SET EXERCISE.
Can you print the data exactly and leave out each image?

DATASET SECTION.
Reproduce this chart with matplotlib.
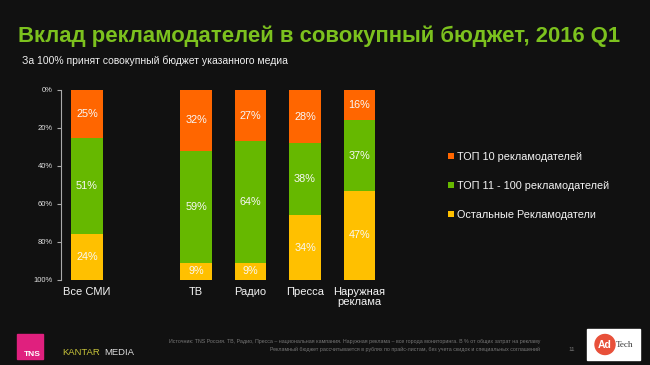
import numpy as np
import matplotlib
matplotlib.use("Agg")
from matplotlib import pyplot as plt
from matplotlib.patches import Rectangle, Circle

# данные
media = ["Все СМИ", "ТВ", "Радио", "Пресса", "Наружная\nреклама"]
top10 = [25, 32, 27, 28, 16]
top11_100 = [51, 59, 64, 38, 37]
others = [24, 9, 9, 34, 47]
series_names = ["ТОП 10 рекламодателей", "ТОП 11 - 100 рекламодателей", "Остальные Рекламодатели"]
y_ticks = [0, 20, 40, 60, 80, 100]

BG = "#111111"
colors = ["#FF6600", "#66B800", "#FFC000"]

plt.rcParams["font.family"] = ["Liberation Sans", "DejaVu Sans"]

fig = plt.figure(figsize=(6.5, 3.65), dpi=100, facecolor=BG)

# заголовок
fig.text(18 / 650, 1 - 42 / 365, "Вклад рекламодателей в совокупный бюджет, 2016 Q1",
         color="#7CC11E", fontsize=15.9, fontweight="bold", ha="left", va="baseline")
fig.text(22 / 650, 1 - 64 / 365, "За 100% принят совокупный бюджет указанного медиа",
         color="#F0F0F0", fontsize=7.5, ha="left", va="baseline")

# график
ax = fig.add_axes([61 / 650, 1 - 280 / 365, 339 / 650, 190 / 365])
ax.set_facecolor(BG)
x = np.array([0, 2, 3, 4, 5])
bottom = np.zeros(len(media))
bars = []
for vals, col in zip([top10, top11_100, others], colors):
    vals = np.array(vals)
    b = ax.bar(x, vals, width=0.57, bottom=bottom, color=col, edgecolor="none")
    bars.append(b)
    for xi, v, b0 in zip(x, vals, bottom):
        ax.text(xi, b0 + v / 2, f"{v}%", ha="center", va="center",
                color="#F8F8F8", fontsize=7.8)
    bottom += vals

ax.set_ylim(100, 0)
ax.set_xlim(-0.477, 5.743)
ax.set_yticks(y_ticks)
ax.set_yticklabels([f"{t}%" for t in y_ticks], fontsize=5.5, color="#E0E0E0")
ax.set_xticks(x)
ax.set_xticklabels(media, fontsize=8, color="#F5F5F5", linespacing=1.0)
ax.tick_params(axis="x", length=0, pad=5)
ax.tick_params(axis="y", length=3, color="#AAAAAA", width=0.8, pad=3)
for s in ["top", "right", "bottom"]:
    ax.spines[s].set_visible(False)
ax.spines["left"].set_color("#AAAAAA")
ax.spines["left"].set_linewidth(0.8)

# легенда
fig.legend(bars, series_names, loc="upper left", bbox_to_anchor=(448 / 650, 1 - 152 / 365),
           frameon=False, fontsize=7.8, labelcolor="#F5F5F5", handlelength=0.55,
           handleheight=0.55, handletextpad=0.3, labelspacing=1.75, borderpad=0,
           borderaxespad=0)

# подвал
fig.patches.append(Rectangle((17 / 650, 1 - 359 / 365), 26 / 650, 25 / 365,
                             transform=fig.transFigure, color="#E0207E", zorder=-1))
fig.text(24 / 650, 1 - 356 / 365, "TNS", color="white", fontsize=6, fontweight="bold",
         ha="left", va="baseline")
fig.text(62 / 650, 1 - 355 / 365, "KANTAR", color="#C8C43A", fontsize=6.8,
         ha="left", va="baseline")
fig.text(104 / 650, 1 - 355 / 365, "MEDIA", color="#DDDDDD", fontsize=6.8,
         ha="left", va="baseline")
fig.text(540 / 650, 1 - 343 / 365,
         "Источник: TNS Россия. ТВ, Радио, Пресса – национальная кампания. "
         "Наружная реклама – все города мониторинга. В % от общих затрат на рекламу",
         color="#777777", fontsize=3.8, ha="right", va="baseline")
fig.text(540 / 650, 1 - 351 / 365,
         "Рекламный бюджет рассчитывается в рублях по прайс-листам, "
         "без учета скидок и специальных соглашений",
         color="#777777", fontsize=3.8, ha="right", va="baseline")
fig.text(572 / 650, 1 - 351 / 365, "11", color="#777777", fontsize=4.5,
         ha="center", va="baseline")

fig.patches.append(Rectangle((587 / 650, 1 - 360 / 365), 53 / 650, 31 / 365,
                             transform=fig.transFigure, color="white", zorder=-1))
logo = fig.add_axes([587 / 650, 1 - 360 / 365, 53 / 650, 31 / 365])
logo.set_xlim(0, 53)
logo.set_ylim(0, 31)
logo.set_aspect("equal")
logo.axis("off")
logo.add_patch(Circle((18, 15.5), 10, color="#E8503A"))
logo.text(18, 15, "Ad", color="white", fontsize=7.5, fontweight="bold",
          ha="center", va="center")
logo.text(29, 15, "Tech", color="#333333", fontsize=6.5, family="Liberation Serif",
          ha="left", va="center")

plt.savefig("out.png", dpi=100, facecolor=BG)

RESULT OF THE EXERCISE.
Reproduce this chart with matplotlib.
import numpy as np
import matplotlib
matplotlib.use("Agg")
from matplotlib import pyplot as plt
from matplotlib.patches import Rectangle, Circle

# данные
media = ["Все СМИ", "ТВ", "Радио", "Пресса", "Наружная\nреклама"]
top10 = [25, 32, 27, 28, 16]
top11_100 = [51, 59, 64, 38, 37]
others = [24, 9, 9, 34, 47]
series_names = ["ТОП 10 рекламодателей", "ТОП 11 - 100 рекламодателей", "Остальные Рекламодатели"]
y_ticks = [0, 20, 40, 60, 80, 100]

BG = "#111111"
colors = ["#FF6600", "#66B800", "#FFC000"]

plt.rcParams["font.family"] = ["Liberation Sans", "DejaVu Sans"]

fig = plt.figure(figsize=(6.5, 3.65), dpi=100, facecolor=BG)

# заголовок
fig.text(18 / 650, 1 - 42 / 365, "Вклад рекламодателей в совокупный бюджет, 2016 Q1",
         color="#7CC11E", fontsize=15.9, fontweight="bold", ha="left", va="baseline")
fig.text(22 / 650, 1 - 64 / 365, "За 100% принят совокупный бюджет указанного медиа",
         color="#F0F0F0", fontsize=7.5, ha="left", va="baseline")

# график
ax = fig.add_axes([61 / 650, 1 - 280 / 365, 339 / 650, 190 / 365])
ax.set_facecolor(BG)
x = np.array([0, 2, 3, 4, 5])
bottom = np.zeros(len(media))
bars = []
for vals, col in zip([top10, top11_100, others], colors):
    vals = np.array(vals)
    b = ax.bar(x, vals, width=0.57, bottom=bottom, color=col, edgecolor="none")
    bars.append(b)
    for xi, v, b0 in zip(x, vals, bottom):
        ax.text(xi, b0 + v / 2, f"{v}%", ha="center", va="center",
                color="#F8F8F8", fontsize=7.8)
    bottom += vals

ax.set_ylim(100, 0)
ax.set_xlim(-0.477, 5.743)
ax.set_yticks(y_ticks)
ax.set_yticklabels([f"{t}%" for t in y_ticks], fontsize=5.5, color="#E0E0E0")
ax.set_xticks(x)
ax.set_xticklabels(media, fontsize=8, color="#F5F5F5", linespacing=1.0)
ax.tick_params(axis="x", length=0, pad=5)
ax.tick_params(axis="y", length=3, color="#AAAAAA", width=0.8, pad=3)
for s in ["top", "right", "bottom"]:
    ax.spines[s].set_visible(False)
ax.spines["left"].set_color("#AAAAAA")
ax.spines["left"].set_linewidth(0.8)

# легенда
fig.legend(bars, series_names, loc="upper left", bbox_to_anchor=(448 / 650, 1 - 152 / 365),
           frameon=False, fontsize=7.8, labelcolor="#F5F5F5", handlelength=0.55,
           handleheight=0.55, handletextpad=0.3, labelspacing=1.75, borderpad=0,
           borderaxespad=0)

# подвал
fig.patches.append(Rectangle((17 / 650, 1 - 359 / 365), 26 / 650, 25 / 365,
                             transform=fig.transFigure, color="#E0207E", zorder=-1))
fig.text(24 / 650, 1 - 356 / 365, "TNS", color="white", fontsize=6, fontweight="bold",
         ha="left", va="baseline")
fig.text(62 / 650, 1 - 355 / 365, "KANTAR", color="#C8C43A", fontsize=6.8,
         ha="left", va="baseline")
fig.text(104 / 650, 1 - 355 / 365, "MEDIA", color="#DDDDDD", fontsize=6.8,
         ha="left", va="baseline")
fig.text(540 / 650, 1 - 343 / 365,
         "Источник: TNS Россия. ТВ, Радио, Пресса – национальная кампания. "
         "Наружная реклама – все города мониторинга. В % от общих затрат на рекламу",
         color="#777777", fontsize=3.8, ha="right", va="baseline")
fig.text(540 / 650, 1 - 351 / 365,
         "Рекламный бюджет рассчитывается в рублях по прайс-листам, "
         "без учета скидок и специальных соглашений",
         color="#777777", fontsize=3.8, ha="right", va="baseline")
fig.text(572 / 650, 1 - 351 / 365, "11", color="#777777", fontsize=4.5,
         ha="center", va="baseline")

fig.patches.append(Rectangle((587 / 650, 1 - 360 / 365), 53 / 650, 31 / 365,
                             transform=fig.transFigure, color="white", zorder=-1))
logo = fig.add_axes([587 / 650, 1 - 360 / 365, 53 / 650, 31 / 365])
logo.set_xlim(0, 53)
logo.set_ylim(0, 31)
logo.set_aspect("equal")
logo.axis("off")
logo.add_patch(Circle((18, 15.5), 10, color="#E8503A"))
logo.text(18, 15, "Ad", color="white", fontsize=7.5, fontweight="bold",
          ha="center", va="center")
logo.text(29, 15, "Tech", color="#333333", fontsize=6.5, family="Liberation Serif",
          ha="left", va="center")

plt.savefig("out.png", dpi=100, facecolor=BG)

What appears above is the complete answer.